At c.$150m $HLA is a microcap with the following quirks of the business:

  • Unit economics - Organic growth is not a big focus for $HLA because LFL growth is low (3-5%) and store economics is not great (e.g. $500-700k per store) This is due to medicare/insurance setting limits on their potential revenue/working hours

  • Alignment - They have a logical alignment structure (owners retain non-voting shares to keep alignment with the business). There is some reasonableness to their not granting them votes prevents them from blocking the acquisition of peers

  • Most acquisitions are at low multiples - Generally, $HLA's goal is to buy small players at 4-5x EBITDA. However, from time to time they need to pay 7-8x for a bigger platform

  • Cash conversion - Most of this business is serviced-based (aside from US orthotics plant) so cash conversion is great; generally c.90%

MAF's Block trades this year

  • From May'22 to 9 Nov'22 - MA Financial amassed an 8.4% stake in the business (noting that part of their trades was participating in capital raising )

  • Without knowing first-hand what drove this trade there were a few interesting about it:

    • WAM followed MAF in increasing its stake over the same period

    • MAF has experience in this sector (Japara & Infinite Healthcare)

    • It is not necessarily an inconvenient thing for MA Financials advisory business to have such a stake in such an acquisitive business (i.e. advisor fees where necessary)

So should you pile into $HLA because WAM and MA Financial have backed it? I personally won't but let me explain why:


#1 - Historical dilution happened at healthy share pricess


Shares on issue have grown at 15% CAGR

And staff have not undertaken buybacks, rather joined in

#2 - $HLA need to buy a $4 note & revalue it at >$4

The EBITDA multiple between $HLA & its bolt-ons is closing.Acquiring small business at 4-5x EBITDA requires a lot of effort/transaction costs so $HLA are going to lean towards bigger deals (e.g. BIM) at 7x. The issue with this is $HLA is trading at 6x EBITDA multiple on a debt-free basis ($155/$25m) - so you don't get that huge arbitrage at this share price.
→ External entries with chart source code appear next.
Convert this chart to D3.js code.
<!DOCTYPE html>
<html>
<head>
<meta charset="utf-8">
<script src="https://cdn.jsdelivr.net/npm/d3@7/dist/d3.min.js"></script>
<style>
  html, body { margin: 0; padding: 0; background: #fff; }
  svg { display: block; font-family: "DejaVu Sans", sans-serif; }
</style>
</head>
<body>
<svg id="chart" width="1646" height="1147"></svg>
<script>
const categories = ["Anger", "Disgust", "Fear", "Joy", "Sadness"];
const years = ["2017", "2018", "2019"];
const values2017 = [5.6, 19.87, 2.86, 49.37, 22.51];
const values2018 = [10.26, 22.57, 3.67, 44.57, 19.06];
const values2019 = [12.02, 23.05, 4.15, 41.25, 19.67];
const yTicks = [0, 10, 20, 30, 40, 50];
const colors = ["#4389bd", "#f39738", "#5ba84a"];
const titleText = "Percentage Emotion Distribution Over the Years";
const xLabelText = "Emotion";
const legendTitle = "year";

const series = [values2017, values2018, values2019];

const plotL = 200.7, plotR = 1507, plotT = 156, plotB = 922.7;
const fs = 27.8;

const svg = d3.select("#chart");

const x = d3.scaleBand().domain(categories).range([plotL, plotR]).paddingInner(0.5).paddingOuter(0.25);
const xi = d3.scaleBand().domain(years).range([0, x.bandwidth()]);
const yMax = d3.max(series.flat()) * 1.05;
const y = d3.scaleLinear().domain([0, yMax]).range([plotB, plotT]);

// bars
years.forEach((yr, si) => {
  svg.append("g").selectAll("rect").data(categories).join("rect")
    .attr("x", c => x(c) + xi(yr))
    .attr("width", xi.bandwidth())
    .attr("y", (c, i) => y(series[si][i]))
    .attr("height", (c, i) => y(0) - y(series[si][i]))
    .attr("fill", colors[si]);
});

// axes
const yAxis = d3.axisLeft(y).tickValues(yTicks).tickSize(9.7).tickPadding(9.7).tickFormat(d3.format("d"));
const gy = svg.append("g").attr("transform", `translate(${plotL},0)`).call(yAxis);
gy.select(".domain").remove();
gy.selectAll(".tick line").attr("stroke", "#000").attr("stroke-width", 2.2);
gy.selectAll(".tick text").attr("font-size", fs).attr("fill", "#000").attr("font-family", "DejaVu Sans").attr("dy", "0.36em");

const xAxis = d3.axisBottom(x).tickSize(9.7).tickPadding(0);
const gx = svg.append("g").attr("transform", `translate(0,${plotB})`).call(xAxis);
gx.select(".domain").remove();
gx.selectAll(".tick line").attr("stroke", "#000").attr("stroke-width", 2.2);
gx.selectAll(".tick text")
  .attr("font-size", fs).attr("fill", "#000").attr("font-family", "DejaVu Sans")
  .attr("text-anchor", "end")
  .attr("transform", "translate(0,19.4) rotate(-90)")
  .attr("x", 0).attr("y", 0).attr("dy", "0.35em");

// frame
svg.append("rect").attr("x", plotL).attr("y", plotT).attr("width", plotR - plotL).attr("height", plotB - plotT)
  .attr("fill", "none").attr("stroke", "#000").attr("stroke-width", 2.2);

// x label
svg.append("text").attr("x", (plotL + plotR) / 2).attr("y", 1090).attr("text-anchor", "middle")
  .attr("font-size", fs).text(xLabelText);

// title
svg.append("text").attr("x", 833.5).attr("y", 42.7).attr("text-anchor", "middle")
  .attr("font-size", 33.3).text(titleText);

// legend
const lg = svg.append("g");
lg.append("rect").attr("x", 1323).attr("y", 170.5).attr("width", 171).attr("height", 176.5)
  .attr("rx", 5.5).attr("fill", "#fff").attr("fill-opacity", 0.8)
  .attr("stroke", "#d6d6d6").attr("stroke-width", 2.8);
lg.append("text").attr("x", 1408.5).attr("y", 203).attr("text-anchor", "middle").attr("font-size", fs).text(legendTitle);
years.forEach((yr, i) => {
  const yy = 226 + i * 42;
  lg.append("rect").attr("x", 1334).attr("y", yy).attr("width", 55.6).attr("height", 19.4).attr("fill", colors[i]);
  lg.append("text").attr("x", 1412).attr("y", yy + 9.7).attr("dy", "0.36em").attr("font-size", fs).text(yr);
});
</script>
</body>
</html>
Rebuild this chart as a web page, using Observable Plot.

#3 - $HLA will need to come back to the market again

With another $20m p.a of acquisitions planned; $13m in spare cash & limited debt headroom, I would be surprised if another fundraising was >6mnths off

#4 - The gems is its OT/Physio business but they have drifted into other products

Generally speaking the expansions to the US (albeit partly for podiaty manufacturing) and eyewear are yet to be super value accretive. At a superficial level - the physio business so has the best unit economics & normalised trading post-COVID (and they are still just 4% of the market)



Conclusion: Despite the falling share price of $HLA and very smart capital allocators ($MAF and $WAM) buying it. Firstly - I cannot see how holders won't be diluted again shortly or how it stacks up to raise $ at 6x EBITDA & buy companies for >4x EBITDA. Finally, I do rate their OT/Physio business but I'm put off by them moving out of this space.